TASK BRIEF: Restate word for word the lines that begin the listing and end with the line holding "(mazdoor) at (1117,895)".

DATA:
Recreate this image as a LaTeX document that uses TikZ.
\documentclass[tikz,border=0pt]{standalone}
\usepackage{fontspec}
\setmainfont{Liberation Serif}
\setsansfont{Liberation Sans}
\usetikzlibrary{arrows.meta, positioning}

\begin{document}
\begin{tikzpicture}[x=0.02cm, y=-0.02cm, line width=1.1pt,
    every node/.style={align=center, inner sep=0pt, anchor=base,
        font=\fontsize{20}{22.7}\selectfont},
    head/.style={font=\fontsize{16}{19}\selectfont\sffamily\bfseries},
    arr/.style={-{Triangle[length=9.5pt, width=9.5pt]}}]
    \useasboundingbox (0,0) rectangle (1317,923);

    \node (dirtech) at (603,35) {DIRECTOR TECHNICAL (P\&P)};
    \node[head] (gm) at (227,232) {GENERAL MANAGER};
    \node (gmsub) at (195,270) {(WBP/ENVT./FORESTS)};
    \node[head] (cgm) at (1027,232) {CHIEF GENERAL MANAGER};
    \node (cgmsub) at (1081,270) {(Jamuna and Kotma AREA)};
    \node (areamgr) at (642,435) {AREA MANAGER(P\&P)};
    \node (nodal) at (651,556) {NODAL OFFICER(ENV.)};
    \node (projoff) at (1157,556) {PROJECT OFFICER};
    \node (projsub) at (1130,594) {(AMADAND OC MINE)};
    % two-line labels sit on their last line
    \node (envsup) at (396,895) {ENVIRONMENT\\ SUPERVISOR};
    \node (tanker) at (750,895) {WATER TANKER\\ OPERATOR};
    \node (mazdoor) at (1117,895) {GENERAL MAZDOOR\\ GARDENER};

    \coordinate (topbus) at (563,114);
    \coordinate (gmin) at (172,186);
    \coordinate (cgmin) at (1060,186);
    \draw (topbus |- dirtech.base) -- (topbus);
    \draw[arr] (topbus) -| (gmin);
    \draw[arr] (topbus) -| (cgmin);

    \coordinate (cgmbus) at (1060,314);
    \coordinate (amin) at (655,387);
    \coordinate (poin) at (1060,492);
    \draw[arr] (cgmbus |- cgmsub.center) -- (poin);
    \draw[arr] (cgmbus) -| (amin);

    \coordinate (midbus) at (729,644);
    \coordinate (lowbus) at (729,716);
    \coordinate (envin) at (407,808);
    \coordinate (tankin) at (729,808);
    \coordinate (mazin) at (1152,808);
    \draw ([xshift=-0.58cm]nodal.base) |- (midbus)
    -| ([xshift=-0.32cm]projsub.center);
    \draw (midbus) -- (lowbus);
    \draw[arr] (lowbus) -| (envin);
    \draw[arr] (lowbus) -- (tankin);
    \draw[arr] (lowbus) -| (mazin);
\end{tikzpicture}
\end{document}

FINAL RESULT:
Recreate this image as a LaTeX document that uses TikZ.
\documentclass[tikz,border=0pt]{standalone}
\usepackage{fontspec}
\setmainfont{Liberation Serif}
\setsansfont{Liberation Sans}
\usetikzlibrary{arrows.meta, positioning}

\begin{document}
\begin{tikzpicture}[x=0.02cm, y=-0.02cm, line width=1.1pt,
    every node/.style={align=center, inner sep=0pt, anchor=base,
        font=\fontsize{20}{22.7}\selectfont},
    head/.style={font=\fontsize{16}{19}\selectfont\sffamily\bfseries},
    arr/.style={-{Triangle[length=9.5pt, width=9.5pt]}}]
    \useasboundingbox (0,0) rectangle (1317,923);

    \node (dirtech) at (603,35) {DIRECTOR TECHNICAL (P\&P)};
    \node[head] (gm) at (227,232) {GENERAL MANAGER};
    \node (gmsub) at (195,270) {(WBP/ENVT./FORESTS)};
    \node[head] (cgm) at (1027,232) {CHIEF GENERAL MANAGER};
    \node (cgmsub) at (1081,270) {(Jamuna and Kotma AREA)};
    \node (areamgr) at (642,435) {AREA MANAGER(P\&P)};
    \node (nodal) at (651,556) {NODAL OFFICER(ENV.)};
    \node (projoff) at (1157,556) {PROJECT OFFICER};
    \node (projsub) at (1130,594) {(AMADAND OC MINE)};
    % two-line labels sit on their last line
    \node (envsup) at (396,895) {ENVIRONMENT\\ SUPERVISOR};
    \node (tanker) at (750,895) {WATER TANKER\\ OPERATOR};
    \node (mazdoor) at (1117,895) {GENERAL MAZDOOR\\ GARDENER};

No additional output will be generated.